(Entries from a dataset)
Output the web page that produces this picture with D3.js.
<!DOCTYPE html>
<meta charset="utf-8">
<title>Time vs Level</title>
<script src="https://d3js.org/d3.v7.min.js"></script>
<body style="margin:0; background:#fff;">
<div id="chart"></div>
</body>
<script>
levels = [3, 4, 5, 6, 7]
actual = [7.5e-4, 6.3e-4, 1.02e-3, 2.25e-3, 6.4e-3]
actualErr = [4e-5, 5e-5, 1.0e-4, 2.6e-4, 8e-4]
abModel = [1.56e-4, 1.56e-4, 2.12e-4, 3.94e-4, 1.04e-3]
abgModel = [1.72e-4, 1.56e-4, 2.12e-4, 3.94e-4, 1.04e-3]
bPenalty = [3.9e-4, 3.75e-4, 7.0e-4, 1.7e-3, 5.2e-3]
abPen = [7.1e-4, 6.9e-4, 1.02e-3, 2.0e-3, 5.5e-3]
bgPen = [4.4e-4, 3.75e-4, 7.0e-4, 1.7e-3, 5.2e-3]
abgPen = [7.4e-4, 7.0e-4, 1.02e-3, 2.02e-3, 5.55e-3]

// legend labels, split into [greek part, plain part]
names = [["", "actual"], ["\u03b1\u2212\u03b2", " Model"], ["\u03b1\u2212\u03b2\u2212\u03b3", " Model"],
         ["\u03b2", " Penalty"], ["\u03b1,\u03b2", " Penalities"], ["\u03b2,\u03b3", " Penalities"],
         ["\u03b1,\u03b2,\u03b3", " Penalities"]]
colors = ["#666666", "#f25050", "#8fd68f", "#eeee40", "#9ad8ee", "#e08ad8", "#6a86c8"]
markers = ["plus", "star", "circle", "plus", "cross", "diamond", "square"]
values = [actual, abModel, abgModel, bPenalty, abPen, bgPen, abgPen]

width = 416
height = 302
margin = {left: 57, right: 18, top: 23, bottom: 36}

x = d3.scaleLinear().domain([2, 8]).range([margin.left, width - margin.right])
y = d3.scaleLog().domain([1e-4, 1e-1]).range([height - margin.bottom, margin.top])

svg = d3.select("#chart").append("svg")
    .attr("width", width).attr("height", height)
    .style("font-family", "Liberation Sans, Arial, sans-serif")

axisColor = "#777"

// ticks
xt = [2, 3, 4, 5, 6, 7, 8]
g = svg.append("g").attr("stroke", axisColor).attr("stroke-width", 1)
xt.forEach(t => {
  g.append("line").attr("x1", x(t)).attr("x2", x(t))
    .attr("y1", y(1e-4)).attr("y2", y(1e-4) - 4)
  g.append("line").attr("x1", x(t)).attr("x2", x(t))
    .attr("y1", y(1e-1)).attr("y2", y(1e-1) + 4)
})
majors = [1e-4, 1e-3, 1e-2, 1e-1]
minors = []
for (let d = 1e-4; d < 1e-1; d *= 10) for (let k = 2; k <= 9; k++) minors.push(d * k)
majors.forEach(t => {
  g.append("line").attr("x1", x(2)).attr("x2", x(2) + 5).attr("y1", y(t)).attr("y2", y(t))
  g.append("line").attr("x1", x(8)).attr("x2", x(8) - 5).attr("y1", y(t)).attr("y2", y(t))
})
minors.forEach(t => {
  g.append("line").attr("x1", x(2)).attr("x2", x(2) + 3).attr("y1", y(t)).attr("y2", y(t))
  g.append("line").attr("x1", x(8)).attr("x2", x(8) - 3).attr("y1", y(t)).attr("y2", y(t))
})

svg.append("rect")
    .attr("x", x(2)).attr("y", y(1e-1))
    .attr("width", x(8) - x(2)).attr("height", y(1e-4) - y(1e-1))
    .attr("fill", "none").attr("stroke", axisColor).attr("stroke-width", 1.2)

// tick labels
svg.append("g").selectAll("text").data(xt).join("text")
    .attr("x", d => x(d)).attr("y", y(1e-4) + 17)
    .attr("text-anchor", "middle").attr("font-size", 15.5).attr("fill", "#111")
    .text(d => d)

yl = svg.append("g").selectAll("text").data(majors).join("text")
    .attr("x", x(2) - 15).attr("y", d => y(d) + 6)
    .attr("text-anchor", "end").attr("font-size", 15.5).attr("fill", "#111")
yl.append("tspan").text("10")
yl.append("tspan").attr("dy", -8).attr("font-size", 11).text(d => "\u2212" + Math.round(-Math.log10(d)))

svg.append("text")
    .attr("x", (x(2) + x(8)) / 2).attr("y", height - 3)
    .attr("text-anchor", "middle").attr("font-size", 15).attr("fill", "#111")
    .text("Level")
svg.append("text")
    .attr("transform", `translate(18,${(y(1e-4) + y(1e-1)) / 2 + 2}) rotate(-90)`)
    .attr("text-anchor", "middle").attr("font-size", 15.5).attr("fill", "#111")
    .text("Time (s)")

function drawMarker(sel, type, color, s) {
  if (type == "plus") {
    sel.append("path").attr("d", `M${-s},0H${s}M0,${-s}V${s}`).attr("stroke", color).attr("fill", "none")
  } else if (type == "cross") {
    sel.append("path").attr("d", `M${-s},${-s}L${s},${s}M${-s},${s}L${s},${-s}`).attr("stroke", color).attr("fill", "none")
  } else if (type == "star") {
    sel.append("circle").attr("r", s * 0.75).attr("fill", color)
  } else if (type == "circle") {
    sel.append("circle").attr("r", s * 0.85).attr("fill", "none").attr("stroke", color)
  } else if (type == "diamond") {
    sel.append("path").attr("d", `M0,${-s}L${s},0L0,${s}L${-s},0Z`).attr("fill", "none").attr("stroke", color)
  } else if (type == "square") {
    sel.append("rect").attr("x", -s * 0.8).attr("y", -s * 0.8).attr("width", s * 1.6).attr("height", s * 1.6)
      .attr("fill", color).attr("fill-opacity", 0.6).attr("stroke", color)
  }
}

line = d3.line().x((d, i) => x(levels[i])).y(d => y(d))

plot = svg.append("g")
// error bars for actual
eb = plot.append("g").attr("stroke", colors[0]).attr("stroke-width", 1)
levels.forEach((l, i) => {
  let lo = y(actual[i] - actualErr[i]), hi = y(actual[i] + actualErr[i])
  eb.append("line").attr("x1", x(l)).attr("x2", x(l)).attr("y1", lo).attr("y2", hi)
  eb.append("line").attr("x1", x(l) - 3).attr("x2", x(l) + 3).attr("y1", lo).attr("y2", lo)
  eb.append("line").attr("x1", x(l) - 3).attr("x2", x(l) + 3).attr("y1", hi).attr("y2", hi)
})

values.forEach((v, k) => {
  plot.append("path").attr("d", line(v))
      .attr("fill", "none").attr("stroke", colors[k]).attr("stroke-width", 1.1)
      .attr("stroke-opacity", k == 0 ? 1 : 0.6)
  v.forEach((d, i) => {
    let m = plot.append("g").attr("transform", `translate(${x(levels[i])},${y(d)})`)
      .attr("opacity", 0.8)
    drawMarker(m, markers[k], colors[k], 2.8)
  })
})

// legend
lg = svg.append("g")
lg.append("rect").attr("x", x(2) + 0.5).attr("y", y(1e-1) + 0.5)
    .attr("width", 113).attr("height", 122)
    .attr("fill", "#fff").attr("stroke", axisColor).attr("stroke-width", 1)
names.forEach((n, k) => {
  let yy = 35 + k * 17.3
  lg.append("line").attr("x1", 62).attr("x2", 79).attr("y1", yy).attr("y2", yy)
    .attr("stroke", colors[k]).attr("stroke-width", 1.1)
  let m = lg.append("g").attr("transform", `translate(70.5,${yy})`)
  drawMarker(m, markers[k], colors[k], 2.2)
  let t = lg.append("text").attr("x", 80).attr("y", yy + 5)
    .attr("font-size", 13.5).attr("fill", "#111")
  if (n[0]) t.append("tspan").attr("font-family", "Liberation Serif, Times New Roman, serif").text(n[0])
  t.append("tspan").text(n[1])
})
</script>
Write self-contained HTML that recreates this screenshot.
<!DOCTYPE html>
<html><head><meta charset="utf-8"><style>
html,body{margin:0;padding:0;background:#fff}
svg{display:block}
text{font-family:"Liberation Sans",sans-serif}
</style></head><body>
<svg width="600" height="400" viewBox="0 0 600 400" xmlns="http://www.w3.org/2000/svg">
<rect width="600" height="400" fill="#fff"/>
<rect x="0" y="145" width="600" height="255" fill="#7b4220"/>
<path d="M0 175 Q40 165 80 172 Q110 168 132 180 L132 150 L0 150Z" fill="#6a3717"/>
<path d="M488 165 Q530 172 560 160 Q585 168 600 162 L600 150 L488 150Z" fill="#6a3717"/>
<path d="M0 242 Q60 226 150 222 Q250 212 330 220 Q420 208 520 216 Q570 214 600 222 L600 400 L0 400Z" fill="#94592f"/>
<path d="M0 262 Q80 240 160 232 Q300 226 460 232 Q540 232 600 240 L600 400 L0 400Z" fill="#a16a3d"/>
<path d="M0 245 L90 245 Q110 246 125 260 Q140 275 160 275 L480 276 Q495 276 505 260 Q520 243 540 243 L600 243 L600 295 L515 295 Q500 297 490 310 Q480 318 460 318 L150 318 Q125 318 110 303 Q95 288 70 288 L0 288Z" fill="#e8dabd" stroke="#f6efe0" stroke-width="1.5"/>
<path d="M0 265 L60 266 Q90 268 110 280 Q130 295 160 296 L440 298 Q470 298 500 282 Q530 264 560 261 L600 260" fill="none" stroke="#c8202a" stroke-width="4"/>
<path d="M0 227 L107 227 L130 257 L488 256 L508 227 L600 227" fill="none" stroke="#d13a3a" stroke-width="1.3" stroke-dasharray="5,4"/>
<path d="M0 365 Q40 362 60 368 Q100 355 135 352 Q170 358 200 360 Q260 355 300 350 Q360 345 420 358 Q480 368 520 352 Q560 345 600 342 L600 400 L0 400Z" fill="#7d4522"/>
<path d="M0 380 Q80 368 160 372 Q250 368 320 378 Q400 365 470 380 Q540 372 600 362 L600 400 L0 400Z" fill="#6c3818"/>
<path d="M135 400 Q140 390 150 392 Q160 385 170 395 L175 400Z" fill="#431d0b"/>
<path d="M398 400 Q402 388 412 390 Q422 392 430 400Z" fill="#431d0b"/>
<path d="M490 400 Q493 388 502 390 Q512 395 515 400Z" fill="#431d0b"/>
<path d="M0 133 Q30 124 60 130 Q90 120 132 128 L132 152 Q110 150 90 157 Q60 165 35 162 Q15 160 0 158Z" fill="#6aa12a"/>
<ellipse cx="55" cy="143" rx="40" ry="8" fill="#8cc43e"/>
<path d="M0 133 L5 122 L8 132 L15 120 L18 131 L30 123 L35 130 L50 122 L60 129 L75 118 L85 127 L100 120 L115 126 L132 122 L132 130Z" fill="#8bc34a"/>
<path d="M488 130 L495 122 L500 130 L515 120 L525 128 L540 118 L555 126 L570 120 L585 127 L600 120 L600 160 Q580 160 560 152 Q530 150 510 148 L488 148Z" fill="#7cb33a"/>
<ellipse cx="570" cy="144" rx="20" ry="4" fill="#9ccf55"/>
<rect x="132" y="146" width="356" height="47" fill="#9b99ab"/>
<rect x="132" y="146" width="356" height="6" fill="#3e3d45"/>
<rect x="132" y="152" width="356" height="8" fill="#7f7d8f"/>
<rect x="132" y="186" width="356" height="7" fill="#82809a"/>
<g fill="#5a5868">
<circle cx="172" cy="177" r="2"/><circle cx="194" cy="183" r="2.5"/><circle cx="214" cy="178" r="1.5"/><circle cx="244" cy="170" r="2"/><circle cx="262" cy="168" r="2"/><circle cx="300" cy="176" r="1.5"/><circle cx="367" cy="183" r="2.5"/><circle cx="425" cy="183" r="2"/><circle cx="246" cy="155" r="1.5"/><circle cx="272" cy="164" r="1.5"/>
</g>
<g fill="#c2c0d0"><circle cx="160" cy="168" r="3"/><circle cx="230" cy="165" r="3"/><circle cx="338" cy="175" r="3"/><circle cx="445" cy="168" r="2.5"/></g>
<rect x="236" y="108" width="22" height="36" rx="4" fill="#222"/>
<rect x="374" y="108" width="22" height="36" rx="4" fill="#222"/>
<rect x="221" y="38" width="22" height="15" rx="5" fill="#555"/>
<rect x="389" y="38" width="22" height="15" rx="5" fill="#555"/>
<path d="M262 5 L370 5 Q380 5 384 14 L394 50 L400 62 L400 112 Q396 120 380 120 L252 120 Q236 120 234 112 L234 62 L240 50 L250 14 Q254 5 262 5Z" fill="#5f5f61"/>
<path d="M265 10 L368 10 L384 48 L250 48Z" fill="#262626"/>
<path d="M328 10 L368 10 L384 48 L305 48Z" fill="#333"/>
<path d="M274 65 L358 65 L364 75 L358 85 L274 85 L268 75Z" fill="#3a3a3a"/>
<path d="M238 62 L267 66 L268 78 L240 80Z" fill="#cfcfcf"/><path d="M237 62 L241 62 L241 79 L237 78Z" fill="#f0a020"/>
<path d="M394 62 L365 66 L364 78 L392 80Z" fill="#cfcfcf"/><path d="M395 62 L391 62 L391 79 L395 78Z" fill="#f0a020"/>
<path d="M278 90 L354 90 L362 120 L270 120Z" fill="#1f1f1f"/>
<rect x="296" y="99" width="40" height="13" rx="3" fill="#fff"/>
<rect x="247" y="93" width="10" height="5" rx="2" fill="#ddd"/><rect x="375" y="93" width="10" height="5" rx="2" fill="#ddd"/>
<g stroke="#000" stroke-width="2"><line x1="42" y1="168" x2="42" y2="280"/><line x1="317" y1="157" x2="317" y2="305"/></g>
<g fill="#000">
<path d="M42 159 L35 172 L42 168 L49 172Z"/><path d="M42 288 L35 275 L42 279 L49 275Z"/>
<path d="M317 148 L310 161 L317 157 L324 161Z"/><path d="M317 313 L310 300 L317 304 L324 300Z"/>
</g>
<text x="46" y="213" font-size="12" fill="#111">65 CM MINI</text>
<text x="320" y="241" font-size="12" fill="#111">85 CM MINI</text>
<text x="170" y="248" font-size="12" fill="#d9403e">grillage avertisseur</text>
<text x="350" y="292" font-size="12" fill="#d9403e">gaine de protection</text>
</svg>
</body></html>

...

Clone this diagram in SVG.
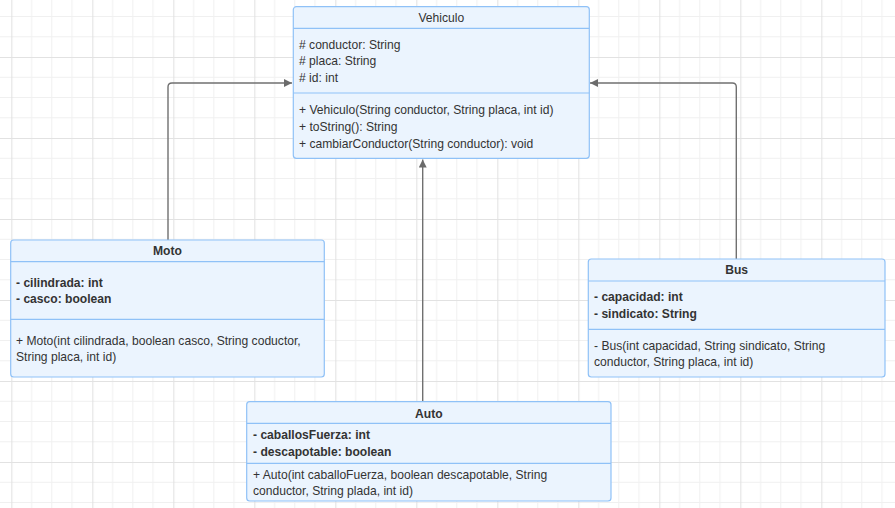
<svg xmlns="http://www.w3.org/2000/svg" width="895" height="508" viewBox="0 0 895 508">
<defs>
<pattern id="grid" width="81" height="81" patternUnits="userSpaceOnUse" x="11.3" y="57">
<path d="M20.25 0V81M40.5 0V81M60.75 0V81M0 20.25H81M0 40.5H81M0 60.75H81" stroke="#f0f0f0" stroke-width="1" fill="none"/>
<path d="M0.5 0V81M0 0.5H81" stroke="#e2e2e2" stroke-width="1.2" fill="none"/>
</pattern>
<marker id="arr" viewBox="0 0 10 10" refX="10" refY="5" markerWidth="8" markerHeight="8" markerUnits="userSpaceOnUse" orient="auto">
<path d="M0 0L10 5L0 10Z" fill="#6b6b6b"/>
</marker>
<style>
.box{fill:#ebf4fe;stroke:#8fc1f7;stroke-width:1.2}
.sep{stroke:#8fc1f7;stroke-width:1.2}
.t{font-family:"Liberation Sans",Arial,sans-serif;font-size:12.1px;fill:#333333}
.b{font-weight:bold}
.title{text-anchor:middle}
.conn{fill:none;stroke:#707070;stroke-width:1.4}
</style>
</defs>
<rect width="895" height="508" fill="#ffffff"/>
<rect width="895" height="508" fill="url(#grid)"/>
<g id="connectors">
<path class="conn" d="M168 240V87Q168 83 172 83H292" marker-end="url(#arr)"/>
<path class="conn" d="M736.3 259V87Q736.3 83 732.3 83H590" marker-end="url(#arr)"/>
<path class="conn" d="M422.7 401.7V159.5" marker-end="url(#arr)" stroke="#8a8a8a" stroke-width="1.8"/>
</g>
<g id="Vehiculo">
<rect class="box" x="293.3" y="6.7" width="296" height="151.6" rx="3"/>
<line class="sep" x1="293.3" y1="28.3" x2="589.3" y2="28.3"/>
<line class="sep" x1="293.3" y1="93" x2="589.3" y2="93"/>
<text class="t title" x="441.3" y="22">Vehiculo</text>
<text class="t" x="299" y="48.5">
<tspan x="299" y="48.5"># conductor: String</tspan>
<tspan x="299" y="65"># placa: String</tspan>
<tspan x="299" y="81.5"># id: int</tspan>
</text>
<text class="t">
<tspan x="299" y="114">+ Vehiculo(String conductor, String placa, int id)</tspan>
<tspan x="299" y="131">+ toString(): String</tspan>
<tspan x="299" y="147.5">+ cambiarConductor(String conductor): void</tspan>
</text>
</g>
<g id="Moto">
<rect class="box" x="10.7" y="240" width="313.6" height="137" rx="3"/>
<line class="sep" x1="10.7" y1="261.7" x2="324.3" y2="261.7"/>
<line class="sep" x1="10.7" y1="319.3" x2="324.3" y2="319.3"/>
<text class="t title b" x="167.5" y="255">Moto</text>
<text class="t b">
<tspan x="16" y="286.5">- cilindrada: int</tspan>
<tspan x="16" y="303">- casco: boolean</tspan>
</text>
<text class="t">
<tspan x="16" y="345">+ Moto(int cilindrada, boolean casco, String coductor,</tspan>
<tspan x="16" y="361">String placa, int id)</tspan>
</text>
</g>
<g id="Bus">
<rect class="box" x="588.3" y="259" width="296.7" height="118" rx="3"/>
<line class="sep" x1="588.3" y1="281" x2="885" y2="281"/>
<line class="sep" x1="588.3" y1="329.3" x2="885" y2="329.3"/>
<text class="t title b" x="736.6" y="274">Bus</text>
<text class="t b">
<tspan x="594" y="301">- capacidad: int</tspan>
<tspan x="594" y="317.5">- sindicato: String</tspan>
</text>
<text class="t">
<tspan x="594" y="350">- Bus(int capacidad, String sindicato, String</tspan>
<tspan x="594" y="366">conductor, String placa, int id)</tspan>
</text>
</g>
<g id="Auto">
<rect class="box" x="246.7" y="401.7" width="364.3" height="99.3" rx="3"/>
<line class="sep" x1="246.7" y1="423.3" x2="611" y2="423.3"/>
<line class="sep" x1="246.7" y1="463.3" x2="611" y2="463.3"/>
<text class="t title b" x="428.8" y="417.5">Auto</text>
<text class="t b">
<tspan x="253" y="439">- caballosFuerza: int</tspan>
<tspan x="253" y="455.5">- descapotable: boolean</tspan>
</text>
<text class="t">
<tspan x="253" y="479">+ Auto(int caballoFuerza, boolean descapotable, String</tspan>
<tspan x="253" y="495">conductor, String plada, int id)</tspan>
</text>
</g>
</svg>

* Instruction *
Above are the records. Copy the lines beginning at the one that has "Output the web" and ending with the one that has "abPen, bgPen, abgPen]", unchanged.

* Solved exercise *
Output the web page that produces this picture with D3.js.
<!DOCTYPE html>
<meta charset="utf-8">
<title>Time vs Level</title>
<script src="https://d3js.org/d3.v7.min.js"></script>
<body style="margin:0; background:#fff;">
<div id="chart"></div>
</body>
<script>
levels = [3, 4, 5, 6, 7]
actual = [7.5e-4, 6.3e-4, 1.02e-3, 2.25e-3, 6.4e-3]
actualErr = [4e-5, 5e-5, 1.0e-4, 2.6e-4, 8e-4]
abModel = [1.56e-4, 1.56e-4, 2.12e-4, 3.94e-4, 1.04e-3]
abgModel = [1.72e-4, 1.56e-4, 2.12e-4, 3.94e-4, 1.04e-3]
bPenalty = [3.9e-4, 3.75e-4, 7.0e-4, 1.7e-3, 5.2e-3]
abPen = [7.1e-4, 6.9e-4, 1.02e-3, 2.0e-3, 5.5e-3]
bgPen = [4.4e-4, 3.75e-4, 7.0e-4, 1.7e-3, 5.2e-3]
abgPen = [7.4e-4, 7.0e-4, 1.02e-3, 2.02e-3, 5.55e-3]

// legend labels, split into [greek part, plain part]
names = [["", "actual"], ["\u03b1\u2212\u03b2", " Model"], ["\u03b1\u2212\u03b2\u2212\u03b3", " Model"],
         ["\u03b2", " Penalty"], ["\u03b1,\u03b2", " Penalities"], ["\u03b2,\u03b3", " Penalities"],
         ["\u03b1,\u03b2,\u03b3", " Penalities"]]
colors = ["#666666", "#f25050", "#8fd68f", "#eeee40", "#9ad8ee", "#e08ad8", "#6a86c8"]
markers = ["plus", "star", "circle", "plus", "cross", "diamond", "square"]
values = [actual, abModel, abgModel, bPenalty, abPen, bgPen, abgPen]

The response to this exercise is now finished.